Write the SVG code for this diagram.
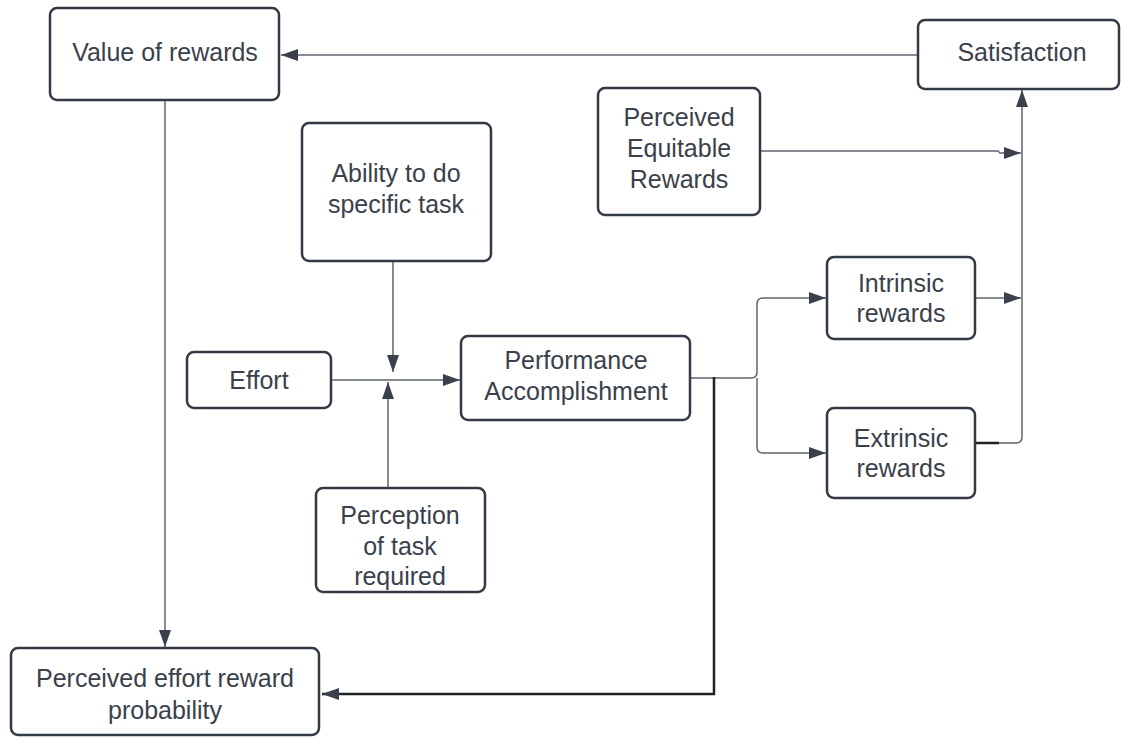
<svg xmlns="http://www.w3.org/2000/svg" width="1122" height="738" viewBox="0 0 1122 738">
<style>
.box{fill:#ffffff;stroke:#333a45;stroke-width:2.5}
.t{font-family:"Liberation Sans",Arial,sans-serif;font-size:25px;fill:#3a414a;text-anchor:middle}
.c{fill:none;stroke:#5f656e;stroke-width:1.5}
.k{fill:none;stroke:#1f2226;stroke-width:2.5}
</style>
<defs>
<marker id="ah" markerUnits="userSpaceOnUse" markerWidth="18" markerHeight="14" refX="17" refY="6" orient="auto">
<path d="M0,0 L17,6 L0,12 Z" fill="#3a414c"/>
</marker>
</defs>
<rect width="1122" height="738" fill="#ffffff"/>
<g id="connectors">
<path class="c" d="M918,55 L281,55" marker-end="url(#ah)"/>
<path class="c" d="M165,100 L165,647" marker-end="url(#ah)"/>
<path class="c" d="M760,151 L998,151 L1000,153 L1021,153" marker-end="url(#ah)"/>
<path class="c" d="M393,261 L393,372" marker-end="url(#ah)"/>
<path class="c" d="M388,488 L388,382" marker-end="url(#ah)"/>
<path class="c" d="M331,380 L460,380" marker-end="url(#ah)"/>
<path class="c" d="M690,378 L751,378 Q757,378 757,372 L757,304 Q757,298 763,298 L826,298" marker-end="url(#ah)"/>
<path class="c" d="M757,378 L757,447 Q757,453 763,453 L826,453" marker-end="url(#ah)"/>
<path class="c" d="M975,298 L1021,298" marker-end="url(#ah)"/>
<path class="k" d="M975,443 L999,443"/>
<path class="c" d="M999,443 L1016,443 Q1022,443 1022,437 L1022,90" marker-end="url(#ah)"/>
<path class="k" d="M714,377 L714,694 L322,694" marker-end="url(#ah)"/>
</g>
<g id="value-of-rewards">
<rect class="box" x="50" y="8" width="229" height="92" rx="7"/>
<text class="t" x="165" y="61">Value of rewards</text>
</g>
<g id="satisfaction">
<rect class="box" x="918" y="20" width="201" height="69" rx="7"/>
<text class="t" x="1022" y="61">Satisfaction</text>
</g>
<g id="perceived-equitable-rewards">
<rect class="box" x="598" y="88" width="162" height="127" rx="7"/>
<text class="t" x="679" y="126">Perceived</text>
<text class="t" x="679" y="157">Equitable</text>
<text class="t" x="679" y="188">Rewards</text>
</g>
<g id="ability">
<rect class="box" x="302" y="123" width="189" height="138" rx="7"/>
<text class="t" x="396" y="182">Ability to do</text>
<text class="t" x="396" y="213">specific task</text>
</g>
<g id="effort">
<rect class="box" x="187" y="352" width="144" height="56" rx="7"/>
<text class="t" x="259" y="389">Effort</text>
</g>
<g id="performance">
<rect class="box" x="461" y="336" width="229" height="84" rx="7"/>
<text class="t" x="576" y="369">Performance</text>
<text class="t" x="576" y="400">Accomplishment</text>
</g>
<g id="perception">
<rect class="box" x="316" y="488" width="169" height="104" rx="7"/>
<text class="t" x="400" y="524">Perception</text>
<text class="t" x="400" y="555">of task</text>
<text class="t" x="400" y="585">required</text>
</g>
<g id="intrinsic">
<rect class="box" x="827" y="257" width="148" height="82" rx="7"/>
<text class="t" x="901" y="292">Intrinsic</text>
<text class="t" x="901" y="322">rewards</text>
</g>
<g id="extrinsic">
<rect class="box" x="827" y="408" width="148" height="90" rx="7"/>
<text class="t" x="901" y="447">Extrinsic</text>
<text class="t" x="901" y="477">rewards</text>
</g>
<g id="perceived-effort-reward-probability">
<rect class="box" x="11" y="648" width="308" height="87" rx="7"/>
<text class="t" x="165" y="687">Perceived effort reward</text>
<text class="t" x="165" y="719">probability</text>
</g>
</svg>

• • •

_What needs to be done_
Return to the listing above and set it down exactly, leaving out its pictures.

_Expected answer_
Write the SVG code for this diagram.
<svg xmlns="http://www.w3.org/2000/svg" width="1122" height="738" viewBox="0 0 1122 738">
<style>
.box{fill:#ffffff;stroke:#333a45;stroke-width:2.5}
.t{font-family:"Liberation Sans",Arial,sans-serif;font-size:25px;fill:#3a414a;text-anchor:middle}
.c{fill:none;stroke:#5f656e;stroke-width:1.5}
.k{fill:none;stroke:#1f2226;stroke-width:2.5}
</style>
<defs>
<marker id="ah" markerUnits="userSpaceOnUse" markerWidth="18" markerHeight="14" refX="17" refY="6" orient="auto">
<path d="M0,0 L17,6 L0,12 Z" fill="#3a414c"/>
</marker>
</defs>
<rect width="1122" height="738" fill="#ffffff"/>
<g id="connectors">
<path class="c" d="M918,55 L281,55" marker-end="url(#ah)"/>
<path class="c" d="M165,100 L165,647" marker-end="url(#ah)"/>
<path class="c" d="M760,151 L998,151 L1000,153 L1021,153" marker-end="url(#ah)"/>
<path class="c" d="M393,261 L393,372" marker-end="url(#ah)"/>
<path class="c" d="M388,488 L388,382" marker-end="url(#ah)"/>
<path class="c" d="M331,380 L460,380" marker-end="url(#ah)"/>
<path class="c" d="M690,378 L751,378 Q757,378 757,372 L757,304 Q757,298 763,298 L826,298" marker-end="url(#ah)"/>
<path class="c" d="M757,378 L757,447 Q757,453 763,453 L826,453" marker-end="url(#ah)"/>
<path class="c" d="M975,298 L1021,298" marker-end="url(#ah)"/>
<path class="k" d="M975,443 L999,443"/>
<path class="c" d="M999,443 L1016,443 Q1022,443 1022,437 L1022,90" marker-end="url(#ah)"/>
<path class="k" d="M714,377 L714,694 L322,694" marker-end="url(#ah)"/>
</g>
<g id="value-of-rewards">
<rect class="box" x="50" y="8" width="229" height="92" rx="7"/>
<text class="t" x="165" y="61">Value of rewards</text>
</g>
<g id="satisfaction">
<rect class="box" x="918" y="20" width="201" height="69" rx="7"/>
<text class="t" x="1022" y="61">Satisfaction</text>
</g>
<g id="perceived-equitable-rewards">
<rect class="box" x="598" y="88" width="162" height="127" rx="7"/>
<text class="t" x="679" y="126">Perceived</text>
<text class="t" x="679" y="157">Equitable</text>
<text class="t" x="679" y="188">Rewards</text>
</g>
<g id="ability">
<rect class="box" x="302" y="123" width="189" height="138" rx="7"/>
<text class="t" x="396" y="182">Ability to do</text>
<text class="t" x="396" y="213">specific task</text>
</g>
<g id="effort">
<rect class="box" x="187" y="352" width="144" height="56" rx="7"/>
<text class="t" x="259" y="389">Effort</text>
</g>
<g id="performance">
<rect class="box" x="461" y="336" width="229" height="84" rx="7"/>
<text class="t" x="576" y="369">Performance</text>
<text class="t" x="576" y="400">Accomplishment</text>
</g>
<g id="perception">
<rect class="box" x="316" y="488" width="169" height="104" rx="7"/>
<text class="t" x="400" y="524">Perception</text>
<text class="t" x="400" y="555">of task</text>
<text class="t" x="400" y="585">required</text>
</g>
<g id="intrinsic">
<rect class="box" x="827" y="257" width="148" height="82" rx="7"/>
<text class="t" x="901" y="292">Intrinsic</text>
<text class="t" x="901" y="322">rewards</text>
</g>
<g id="extrinsic">
<rect class="box" x="827" y="408" width="148" height="90" rx="7"/>
<text class="t" x="901" y="447">Extrinsic</text>
<text class="t" x="901" y="477">rewards</text>
</g>
<g id="perceived-effort-reward-probability">
<rect class="box" x="11" y="648" width="308" height="87" rx="7"/>
<text class="t" x="165" y="687">Perceived effort reward</text>
<text class="t" x="165" y="719">probability</text>
</g>
</svg>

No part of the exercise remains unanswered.